> **Task details**
Every line of the material is to be quoted verbatim, minus the pictures.

> **Material provided**

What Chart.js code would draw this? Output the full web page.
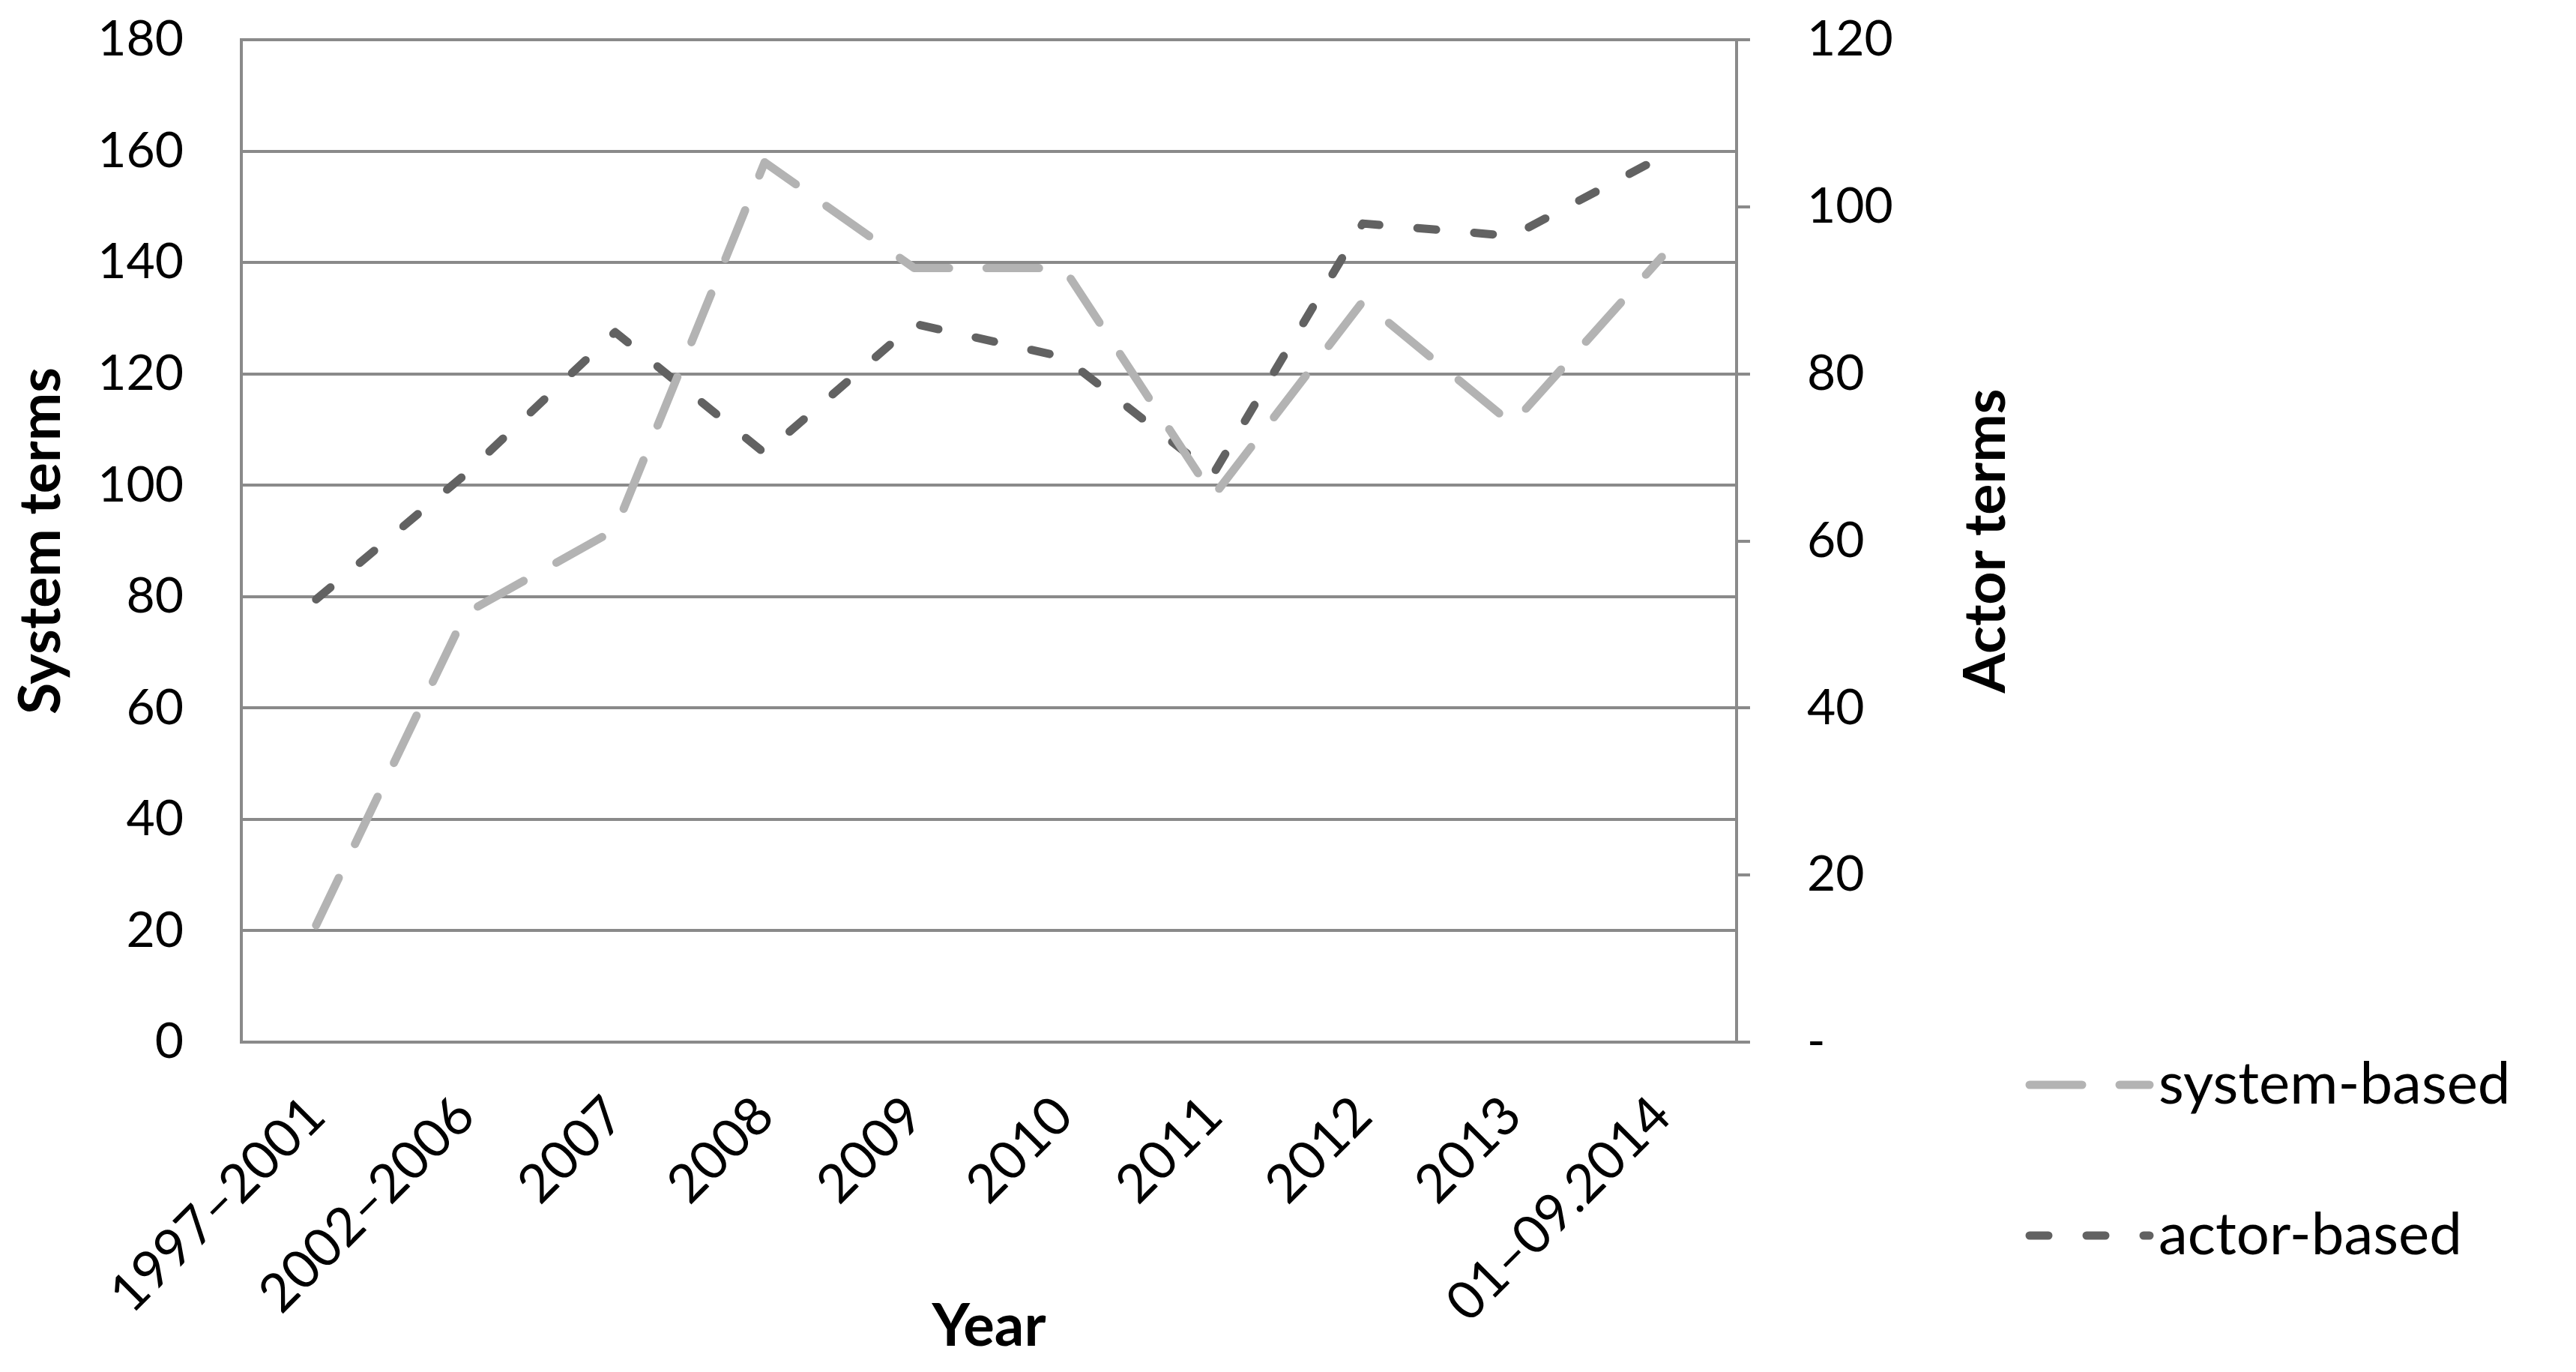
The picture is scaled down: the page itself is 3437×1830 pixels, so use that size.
<!DOCTYPE html>
<html>
<head>
<meta charset="utf-8">
<script src="https://cdn.jsdelivr.net/npm/chart.js@4.4.1/dist/chart.umd.min.js"></script>
<style>
  html, body { margin: 0; padding: 0; background: #fff; }
  #wrap { width: 3437px; height: 1830px; }
</style>
</head>
<body>
<div id="wrap"><canvas id="termsChart" width="3437" height="1830"></canvas></div>
<script>
// Categories and series
const categories = ['1997–2001', '2002–2006', '2007', '2008', '2009', '2010', '2011', '2012', '2013', '01–09.2014'];
const systemTerms = [21, 77, 92, 158, 139, 139, 98, 133, 111, 141];
const actorTerms = [53, 68, 85, 70.5, 86, 82, 68, 98, 96.5, 106];
const seriesNames = ['system-based', 'actor-based'];
const axisTitles = ['System terms', 'Actor terms', 'Year'];

const gridGray = '#8a8a8a';
const fontFamily = 'Lato, "Liberation Sans", sans-serif';

// Draws the right axis title (reading upward) and the legend on the right
const extrasPlugin = {
    id: 'extras',
    afterDraw(chart) {
        const ctx = chart.ctx;
        const area = chart.chartArea;
        ctx.save();
        ctx.fillStyle = '#000';
        ctx.font = 'bold 77px ' + fontFamily;
        ctx.textAlign = 'center';
        ctx.textBaseline = 'middle';
        ctx.translate(2650, (area.top + area.bottom) / 2);
        ctx.rotate(-Math.PI / 2);
        ctx.fillText(axisTitles[1], 0, 0);
        ctx.restore();

        const rows = [1447, 1648];
        chart.data.datasets.forEach(function (ds, i) {
            ctx.save();
            ctx.strokeStyle = ds.borderColor;
            ctx.lineWidth = ds.borderWidth;
            ctx.lineCap = 'round';
            ctx.setLineDash(ds.borderDash);
            ctx.beginPath();
            ctx.moveTo(2708, rows[i]);
            ctx.lineTo(2868, rows[i]);
            ctx.stroke();
            ctx.setLineDash([]);
            ctx.fillStyle = '#000';
            ctx.font = '78px ' + fontFamily;
            ctx.textAlign = 'left';
            ctx.textBaseline = 'middle';
            ctx.fillText(ds.label, 2880, rows[i]);
            ctx.restore();
        });
    }
};

function noPad(scale) {
    scale.paddingTop = 0;
    scale.paddingBottom = 0;
}

const ctx = document.getElementById('termsChart').getContext('2d');
new Chart(ctx, {
    type: 'line',
    data: {
        labels: categories,
        datasets: [{
            label: seriesNames[0],
            data: systemTerms,
            yAxisID: 'y',
            borderColor: '#b3b3b3',
            borderWidth: 11,
            borderDash: [70, 50],
            borderCapStyle: 'round',
            borderJoinStyle: 'round',
            pointRadius: 0,
            fill: false,
            tension: 0
        }, {
            label: seriesNames[1],
            data: actorTerms,
            yAxisID: 'y1',
            borderColor: '#626262',
            borderWidth: 11,
            borderDash: [25, 51],
            borderCapStyle: 'round',
            borderJoinStyle: 'round',
            pointRadius: 0,
            fill: false,
            tension: 0
        }]
    },
    options: {
        responsive: false,
        animation: false,
        devicePixelRatio: 1,
        layout: { padding: { top: 53, left: 0, right: 0, bottom: 0 } },
        plugins: {
            legend: { display: false },
            tooltip: { enabled: false }
        },
        scales: {
            x: {
                offset: true,
                grid: { display: false, drawTicks: false },
                border: { display: true, color: gridGray, width: 4 },
                ticks: {
                    color: '#000',
                    font: { family: fontFamily, size: 71 },
                    minRotation: 45,
                    maxRotation: 45,
                    padding: 56,
                    autoSkip: false
                },
                title: {
                    display: true,
                    text: axisTitles[2],
                    color: '#000',
                    font: { family: fontFamily, size: 78, weight: 'bold' },
                    padding: { top: 0, bottom: 13 }
                },
                afterFit: function (scale) {
                    scale.height = 440;
                    scale.paddingLeft = 0;
                    scale.paddingRight = 0;
                }
            },
            y: {
                position: 'left',
                min: 0,
                max: 180,
                ticks: {
                    stepSize: 20,
                    color: '#000',
                    font: { family: fontFamily, size: 66 },
                    padding: 77
                },
                grid: { color: gridGray, lineWidth: 4, drawTicks: false },
                border: { display: true, color: gridGray, width: 4 },
                title: {
                    display: true,
                    text: axisTitles[0],
                    color: '#000',
                    font: { family: fontFamily, size: 77, weight: 'bold' },
                    padding: { top: 9, bottom: 0 }
                },
                afterFit: function (scale) { scale.width = 322; noPad(scale); }
            },
            y1: {
                position: 'right',
                min: 0,
                max: 120,
                ticks: {
                    stepSize: 20,
                    color: '#000',
                    font: { family: fontFamily, size: 66 },
                    padding: 76,
                    callback: function (value) { return value === 0 ? '-' : value; }
                },
                grid: {
                    drawOnChartArea: false,
                    drawTicks: true,
                    tickLength: 18,
                    color: gridGray,
                    lineWidth: 4
                },
                border: { display: true, color: gridGray, width: 4 },
                afterFit: function (scale) { scale.width = 1120; noPad(scale); }
            }
        }
    },
    plugins: [extrasPlugin]
});
</script>
</body>
</html>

> **Task output**
What Chart.js code would draw this? Output the full web page.
The picture is scaled down: the page itself is 3437×1830 pixels, so use that size.
<!DOCTYPE html>
<html>
<head>
<meta charset="utf-8">
<script src="https://cdn.jsdelivr.net/npm/chart.js@4.4.1/dist/chart.umd.min.js"></script>
<style>
  html, body { margin: 0; padding: 0; background: #fff; }
  #wrap { width: 3437px; height: 1830px; }
</style>
</head>
<body>
<div id="wrap"><canvas id="termsChart" width="3437" height="1830"></canvas></div>
<script>
// Categories and series
const categories = ['1997–2001', '2002–2006', '2007', '2008', '2009', '2010', '2011', '2012', '2013', '01–09.2014'];
const systemTerms = [21, 77, 92, 158, 139, 139, 98, 133, 111, 141];
const actorTerms = [53, 68, 85, 70.5, 86, 82, 68, 98, 96.5, 106];
const seriesNames = ['system-based', 'actor-based'];
const axisTitles = ['System terms', 'Actor terms', 'Year'];

const gridGray = '#8a8a8a';
const fontFamily = 'Lato, "Liberation Sans", sans-serif';

// Draws the right axis title (reading upward) and the legend on the right
const extrasPlugin = {
    id: 'extras',
    afterDraw(chart) {
        const ctx = chart.ctx;
        const area = chart.chartArea;
        ctx.save();
        ctx.fillStyle = '#000';
        ctx.font = 'bold 77px ' + fontFamily;
        ctx.textAlign = 'center';
        ctx.textBaseline = 'middle';
        ctx.translate(2650, (area.top + area.bottom) / 2);
        ctx.rotate(-Math.PI / 2);
        ctx.fillText(axisTitles[1], 0, 0);
        ctx.restore();

        const rows = [1447, 1648];
        chart.data.datasets.forEach(function (ds, i) {
            ctx.save();
            ctx.strokeStyle = ds.borderColor;
            ctx.lineWidth = ds.borderWidth;
            ctx.lineCap = 'round';
            ctx.setLineDash(ds.borderDash);
            ctx.beginPath();
            ctx.moveTo(2708, rows[i]);
            ctx.lineTo(2868, rows[i]);
            ctx.stroke();
            ctx.setLineDash([]);
            ctx.fillStyle = '#000';
            ctx.font = '78px ' + fontFamily;
            ctx.textAlign = 'left';
            ctx.textBaseline = 'middle';
            ctx.fillText(ds.label, 2880, rows[i]);
            ctx.restore();
        });
    }
};

function noPad(scale) {
    scale.paddingTop = 0;
    scale.paddingBottom = 0;
}

const ctx = document.getElementById('termsChart').getContext('2d');
new Chart(ctx, {
    type: 'line',
    data: {
        labels: categories,
        datasets: [{
            label: seriesNames[0],
            data: systemTerms,
            yAxisID: 'y',
            borderColor: '#b3b3b3',
            borderWidth: 11,
            borderDash: [70, 50],
            borderCapStyle: 'round',
            borderJoinStyle: 'round',
            pointRadius: 0,
            fill: false,
            tension: 0
        }, {
            label: seriesNames[1],
            data: actorTerms,
            yAxisID: 'y1',
            borderColor: '#626262',
            borderWidth: 11,
            borderDash: [25, 51],
            borderCapStyle: 'round',
            borderJoinStyle: 'round',
            pointRadius: 0,
            fill: false,
            tension: 0
        }]
    },
    options: {
        responsive: false,
        animation: false,
        devicePixelRatio: 1,
        layout: { padding: { top: 53, left: 0, right: 0, bottom: 0 } },
        plugins: {
            legend: { display: false },
            tooltip: { enabled: false }
        },
        scales: {
            x: {
                offset: true,
                grid: { display: false, drawTicks: false },
                border: { display: true, color: gridGray, width: 4 },
                ticks: {
                    color: '#000',
                    font: { family: fontFamily, size: 71 },
                    minRotation: 45,
                    maxRotation: 45,
                    padding: 56,
                    autoSkip: false
                },
                title: {
                    display: true,
                    text: axisTitles[2],
                    color: '#000',
                    font: { family: fontFamily, size: 78, weight: 'bold' },
                    padding: { top: 0, bottom: 13 }
                },
                afterFit: function (scale) {
                    scale.height = 440;
                    scale.paddingLeft = 0;
                    scale.paddingRight = 0;
                }
            },
            y: {
                position: 'left',
                min: 0,
                max: 180,
                ticks: {
                    stepSize: 20,
                    color: '#000',
                    font: { family: fontFamily, size: 66 },
                    padding: 77
                },
                grid: { color: gridGray, lineWidth: 4, drawTicks: false },
                border: { display: true, color: gridGray, width: 4 },
                title: {
                    display: true,
                    text: axisTitles[0],
                    color: '#000',
                    font: { family: fontFamily, size: 77, weight: 'bold' },
                    padding: { top: 9, bottom: 0 }
                },
                afterFit: function (scale) { scale.width = 322; noPad(scale); }
            },
            y1: {
                position: 'right',
                min: 0,
                max: 120,
                ticks: {
                    stepSize: 20,
                    color: '#000',
                    font: { family: fontFamily, size: 66 },
                    padding: 76,
                    callback: function (value) { return value === 0 ? '-' : value; }
                },
                grid: {
                    drawOnChartArea: false,
                    drawTicks: true,
                    tickLength: 18,
                    color: gridGray,
                    lineWidth: 4
                },
                border: { display: true, color: gridGray, width: 4 },
                afterFit: function (scale) { scale.width = 1120; noPad(scale); }
            }
        }
    },
    plugins: [extrasPlugin]
});
</script>
</body>
</html>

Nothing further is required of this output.